THE REQUEST: Every line from the one holding "What D3.js code" through the one holding "const markerSizes = [70, 125, 90];" should be returned exactly, both included; the pictures should not.

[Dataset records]
• • • • • • •

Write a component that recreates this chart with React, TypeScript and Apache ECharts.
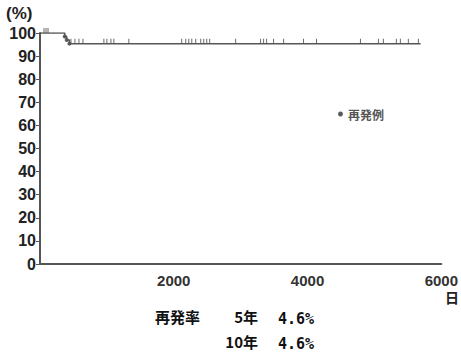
import React, { useEffect, useRef } from "react";
import * as echarts from "echarts";

const xTicks = [0, 2000, 4000, 6000];
const yTicks = [0, 10, 20, 30, 40, 50, 60, 70, 80, 90, 100];
// Kaplan-Meier step curve (days, %)
const stepDays = [0, 370, 400, 440, 5690];
const stepValues = [100, 98.5, 97, 95.4, 95.4];
// recurrence events (days)
const eventDays = [370, 400, 440];
// censored cases (days)
const censorDays = [
  60, 90, 120, 463, 522, 582, 642, 955, 1000, 1060, 1104, 1328, 2119, 2179,
  2224, 2269, 2328, 2403, 2448, 2493, 2537, 2925, 3298, 3343, 3388, 3492,
  3642, 3940, 4134, 4791, 5060, 5134, 5328, 5388, 5507, 5657,
];
const rateLabel = "再発率";
const rateRows = [
  { year: "5年", value: "4.6%" },
  { year: "10年", value: "4.6%" },
];
const legendName = "再発例";

function survivalAt(d: number): number {
  let v = stepValues[0];
  for (let i = 0; i < stepDays.length; i++) {
    if (stepDays[i] <= d) v = stepValues[i];
  }
  return v;
}

const FONT = "'Liberation Sans Narrow', 'Liberation Sans', 'Noto Sans CJK JP', sans-serif";
const CJK = "'Noto Sans CJK JP', sans-serif";
const MONO = "'DejaVu Sans Mono', monospace";

export default function App() {
  const ref = useRef<HTMLDivElement>(null);
  useEffect(() => {
    if (!ref.current) return;
    const chart = echarts.init(ref.current, undefined, { renderer: "svg" });
    const lineColor = "#555";
    chart.setOption({
      animation: false,
      backgroundColor: "#fff",
      grid: { left: 40, right: 18, top: 33, bottom: 93 },
      xAxis: {
        type: "value",
        min: xTicks[0],
        max: xTicks[xTicks.length - 1],
        interval: xTicks[1] - xTicks[0],
        axisLine: { show: true, lineStyle: { color: lineColor, width: 2 } },
        axisTick: { show: false },
        splitLine: { show: false },
        axisLabel: {
          showMinLabel: false,
          margin: 9,
          fontSize: 15,
          fontWeight: "bold",
          fontFamily: FONT,
          color: "#333",
          formatter: (v: number) => (v === 0 ? "" : String(v)),
        },
      },
      yAxis: {
        type: "value",
        min: yTicks[0],
        max: yTicks[yTicks.length - 1],
        interval: yTicks[1] - yTicks[0],
        axisLine: { show: true, lineStyle: { color: lineColor, width: 2 } },
        axisTick: { show: true, length: 4, lineStyle: { color: lineColor, width: 1 } },
        splitLine: { show: false },
        axisLabel: {
          margin: 4,
          fontSize: 16,
          fontWeight: "bold",
          fontFamily: FONT,
          color: "#222",
        },
      },
      legend: {
        data: [legendName],
        left: 333,
        top: 103,
        icon: "circle",
        itemWidth: 5,
        itemHeight: 5,
        itemGap: 4,
        textStyle: { fontSize: 12, color: "#555", fontFamily: CJK, fontWeight: "bold" },
      },
      series: [
        {
          type: "line",
          step: "end",
          data: stepDays.map((d, i) => [d, stepValues[i]]),
          showSymbol: false,
          lineStyle: { color: lineColor, width: 1.5 },
          silent: true,
        },
        {
          type: "scatter",
          data: censorDays.map((d) => [d, survivalAt(d)]),
          symbol: "rect",
          symbolSize: [1, 5],
          symbolOffset: [0, -2.5],
          itemStyle: { color: "#444" },
          silent: true,
        },
        {
          name: legendName,
          type: "scatter",
          data: eventDays.map((d) => [d, survivalAt(d)]),
          symbol: "circle",
          symbolSize: 4,
          itemStyle: { color: "#333" },
          silent: true,
        },
      ],
      graphic: [
        {
          type: "text",
          left: 6,
          top: 5,
          style: { text: "(%)", fontSize: 17, fontWeight: "bold", fontFamily: FONT, fill: "#222" },
        },
        {
          type: "text",
          left: 445,
          top: 290,
          style: { text: "日", fontSize: 14, fontWeight: "bold", fontFamily: CJK, fill: "#222" },
        },
        {
          type: "text",
          left: 155,
          top: 309,
          style: { text: rateLabel, fontSize: 15, fontWeight: "bold", fontFamily: CJK, fill: "#111" },
        },
        ...rateRows.flatMap((r, i) => [
          {
            type: "text",
            right: 461 - 258,
            top: 309 + i * 25,
            style: { text: r.year, fontSize: 15, fontWeight: "bold", fontFamily: CJK, fill: "#111" },
          },
          {
            type: "text",
            left: 278,
            top: 311 + i * 25,
            style: {
              text: r.value,
              fontSize: 15,
              fontWeight: "bold",
              fontFamily: MONO,
              fill: "#111",
            },
          },
        ]),
      ],
    });
    return () => chart.dispose();
  }, []);
  return (
    <div
      ref={ref}
      style={{ position: "absolute", left: 0, top: 0, width: 461, height: 357 }}
    />
  );
}
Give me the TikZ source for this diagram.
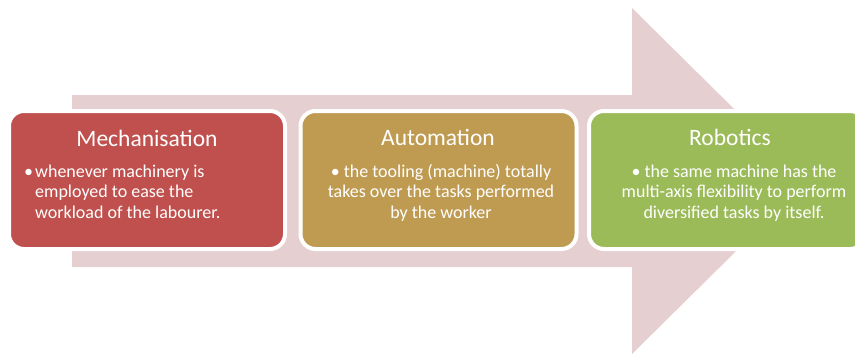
\documentclass[tikz,border=0pt]{standalone}
\usepackage{fontspec}
\setmainfont{Carlito}
\definecolor{arrowpink}{RGB}{230,207,208}
\definecolor{mechred}{RGB}{192,80,77}
\definecolor{autogold}{RGB}{191,155,82}
\definecolor{robgreen}{RGB}{155,187,89}
\tikzset{
  stagebox/.style={draw=white, line width=4pt, rounded corners=15pt, minimum width=276pt, minimum height=138pt, inner sep=0pt},
  titletext/.style={text=white, font=\fontsize{23.5}{28}\selectfont, inner sep=0pt, anchor=base},
  bodytext/.style={text=white, font=\fontsize{18}{20.5}\selectfont, inner sep=0pt},
}
\begin{document}
\begin{tikzpicture}[x=1pt,y=-1pt]
\useasboundingbox (0,0) rectangle (855,354);
\begin{scope}
\clip (0,0) rectangle (855,354);
\fill[arrowpink] (72,95) -- (632,95) -- (632,8) -- (807,181) -- (632,354) -- (632,267) -- (72,267) -- cycle;
\node[stagebox, fill=mechred] (mech) at (147,180) {};
\node[stagebox, fill=autogold] (auto) at (438.5,180) {};
\node[stagebox, fill=robgreen] (robo) at (727,180) {};
\end{scope}
\node[titletext] (mecht) at (147,146) {Mechanisation};
\node[titletext] (autot) at (438,145) {Automation};
\node[titletext] (robot) at (730,145) {Robotics};
\node[bodytext, anchor=base west, align=left] (mechb) at (24,218)
  {\makebox[11pt][l]{•}whenever machinery is\\\hspace*{11pt}employed to ease the\\\hspace*{11pt}workload of the labourer.};
\node[bodytext, anchor=base, align=center] (autob) at (441,218)
  {• the tooling (machine) totally\\takes over the tasks performed\\by the worker};
\node[bodytext, anchor=base, align=center] (robob) at (734,218)
  {• the same machine has the\\multi-axis flexibility to perform\\diversified tasks by itself.};
\end{tikzpicture}
\end{document}
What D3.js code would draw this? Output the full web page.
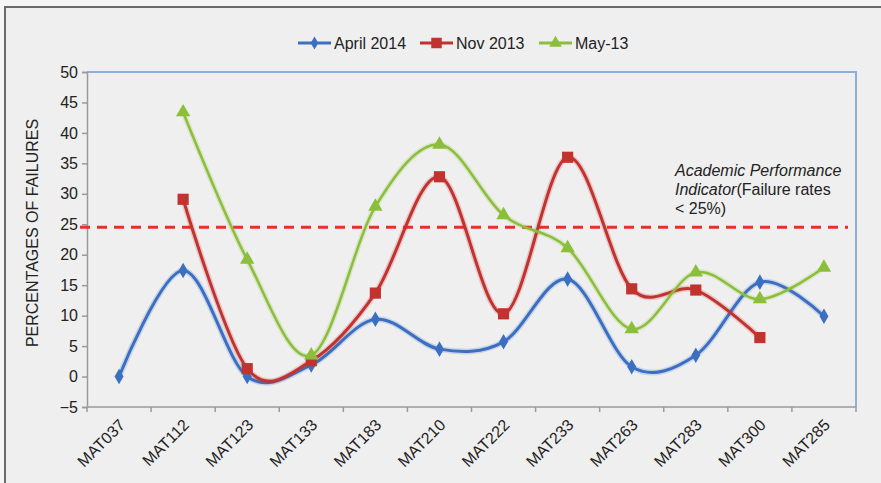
<!DOCTYPE html>
<html><head><meta charset="utf-8">
<script src="https://cdn.jsdelivr.net/npm/d3@7"></script>
<style>
html,body{margin:0;padding:0;background:#f5f5f5;}
svg{display:block;font-family:Arial,"Liberation Sans",Helvetica,sans-serif;}
</style></head>
<body>
<svg id="chart" width="881" height="483"></svg>
<script>
const categories = ["MAT037","MAT112","MAT123","MAT133","MAT183","MAT210","MAT222","MAT233","MAT263","MAT283","MAT300","MAT285"];
const april2014 = [0, 17.4, 0, 1.9, 9.4, 4.5, 5.7, 16.0, 1.6, 3.5, 15.5, 9.9];
const nov2013 = [null, 29.1, 1.3, 2.6, 13.7, 32.8, 10.3, 36.0, 14.4, 14.2, 6.4, null];
const may13 = [null, 43.4, 19.2, 3.5, 27.9, 38.1, 26.5, 21.1, 7.8, 17.1, 12.7, 17.9];
const seriesNames = ["April 2014", "Nov 2013", "May-13"];
const yTicks = [-5,0,5,10,15,20,25,30,35,40,45,50];
const threshold = 24.5;
const yTitle = "PERCENTAGES OF FAILURES";

const colors = ["#3b6fc2", "#c2322f", "#8bbf3a"];
const seriesData = [april2014, nov2013, may13];
const markers = [d3.symbolDiamond, d3.symbolSquare, d3.symbolTriangle];
const markerSizes = [70, 125, 90];

const svg = d3.select("#chart");
// frame
svg.append("rect").attr("x",5).attr("y",7).attr("width",890).attr("height",490)
  .attr("fill","#efefef").attr("stroke","#6a6a6a").attr("stroke-width",2);

const L = 87, R = 856, T = 72, B = 407;
const x = d3.scaleBand().domain(categories).range([L, R]);
const y = d3.scaleLinear().domain([-5, 50]).range([B, T]);

// plot border (top & right light blue)
svg.append("path").attr("d", `M${L},${T}H${R}V${B}`).attr("fill","none")
  .attr("stroke","#8eaedb").attr("stroke-width",2);

// y axis
const yAxis = d3.axisLeft(y).tickValues(yTicks).tickSize(5).tickPadding(4)
  .tickFormat(d => d < 0 ? "\u2212" + Math.abs(d) : d);
const gy = svg.append("g").attr("transform",`translate(${L},0)`).call(yAxis);
gy.select(".domain").attr("stroke","#9a9a9a").attr("stroke-width",1.5);
gy.selectAll(".tick line").attr("stroke","#9a9a9a").attr("stroke-width",1.5);
gy.selectAll(".tick text").attr("font-size",16).attr("fill","#222").attr("font-family","Arial,'Liberation Sans',sans-serif");

// x axis
const gx = svg.append("g").attr("transform",`translate(0,${B})`);
gx.append("line").attr("x1",L).attr("x2",R).attr("y1",0).attr("y2",0).attr("stroke","#9a9a9a").attr("stroke-width",1.5);
const bounds = categories.map(c => x(c)).concat([R]);
gx.selectAll("line.tk").data(bounds).join("line").attr("class","tk")
  .attr("x1",d=>d).attr("x2",d=>d).attr("y1",0).attr("y2",5).attr("stroke","#9a9a9a").attr("stroke-width",1.5);
gx.selectAll("text").data(categories).join("text")
  .attr("transform", d => `translate(${x(d)+x.bandwidth()/2+7},19) rotate(-45)`)
  .attr("text-anchor","end").attr("font-size",16).attr("fill","#222").text(d=>d);

// y title
svg.append("text").attr("transform",`translate(38,233) rotate(-90)`).attr("text-anchor","middle")
  .attr("font-size",16).attr("fill","#222").text(yTitle);

// threshold line
svg.append("line").attr("x1",80).attr("x2",848).attr("y1",y(threshold)).attr("y2",y(threshold))
  .attr("stroke","#e8302b").attr("stroke-width",3).attr("stroke-dasharray","10,7");

// annotation
const ann = svg.append("text").attr("font-size",16).attr("fill","#222");
ann.append("tspan").attr("x",675).attr("y",176).attr("font-style","italic").text("Academic Performance");
const l2 = ann.append("tspan").attr("x",675).attr("y",195);
l2.append("tspan").attr("font-style","italic").text("Indicator");
l2.append("tspan").text("(Failure rates");
ann.append("tspan").attr("x",675).attr("y",214).text("< 25%)");

// lines
const cx = (i) => x(categories[i]) + x.bandwidth()/2;
const lineGen = d3.line().defined(d => d.v !== null).x(d => cx(d.i)).y(d => y(d.v))
  .curve(d3.curveCardinal.tension(0));
const widths = [3, 3, 2.5];
seriesData.forEach((vals, s) => {
  const pts = vals.map((v,i)=>({v,i}));
  svg.append("path").attr("d", lineGen(pts)).attr("fill","none")
    .attr("stroke", colors[s]).attr("stroke-opacity",0.2).attr("stroke-width", widths[s]+3);
  svg.append("path").attr("d", lineGen(pts)).attr("fill","none")
    .attr("stroke", colors[s]).attr("stroke-width", widths[s]);
  svg.selectAll(null).data(pts.filter(d=>d.v!==null)).join("path")
    .attr("transform", d => `translate(${cx(d.i)},${y(d.v)})`)
    .attr("d", d3.symbol().type(markers[s]).size(markerSizes[s]))
    .attr("fill", colors[s]);
});

// legend
const legendX = [298, 420, 539];
const legendSizes = [50, 110, 70];
const lg = svg.append("g");
seriesNames.forEach((n, s) => {
  const g = lg.append("g").attr("transform", `translate(${legendX[s]},43)`);
  g.append("line").attr("x1",0).attr("x2",33).attr("stroke",colors[s]).attr("stroke-width",3);
  g.append("path").attr("transform","translate(16.5,0)").attr("d", d3.symbol().type(markers[s]).size(legendSizes[s])).attr("fill",colors[s]);
  g.append("text").attr("x",36).attr("y",5.5).attr("font-size",16).attr("fill","#222").text(n);
});
</script>
</body></html>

• • • • • • •

EXERCISE ANSWER:
What D3.js code would draw this? Output the full web page.
<!DOCTYPE html>
<html><head><meta charset="utf-8">
<script src="https://cdn.jsdelivr.net/npm/d3@7"></script>
<style>
html,body{margin:0;padding:0;background:#f5f5f5;}
svg{display:block;font-family:Arial,"Liberation Sans",Helvetica,sans-serif;}
</style></head>
<body>
<svg id="chart" width="881" height="483"></svg>
<script>
const categories = ["MAT037","MAT112","MAT123","MAT133","MAT183","MAT210","MAT222","MAT233","MAT263","MAT283","MAT300","MAT285"];
const april2014 = [0, 17.4, 0, 1.9, 9.4, 4.5, 5.7, 16.0, 1.6, 3.5, 15.5, 9.9];
const nov2013 = [null, 29.1, 1.3, 2.6, 13.7, 32.8, 10.3, 36.0, 14.4, 14.2, 6.4, null];
const may13 = [null, 43.4, 19.2, 3.5, 27.9, 38.1, 26.5, 21.1, 7.8, 17.1, 12.7, 17.9];
const seriesNames = ["April 2014", "Nov 2013", "May-13"];
const yTicks = [-5,0,5,10,15,20,25,30,35,40,45,50];
const threshold = 24.5;
const yTitle = "PERCENTAGES OF FAILURES";

const colors = ["#3b6fc2", "#c2322f", "#8bbf3a"];
const seriesData = [april2014, nov2013, may13];
const markers = [d3.symbolDiamond, d3.symbolSquare, d3.symbolTriangle];
const markerSizes = [70, 125, 90];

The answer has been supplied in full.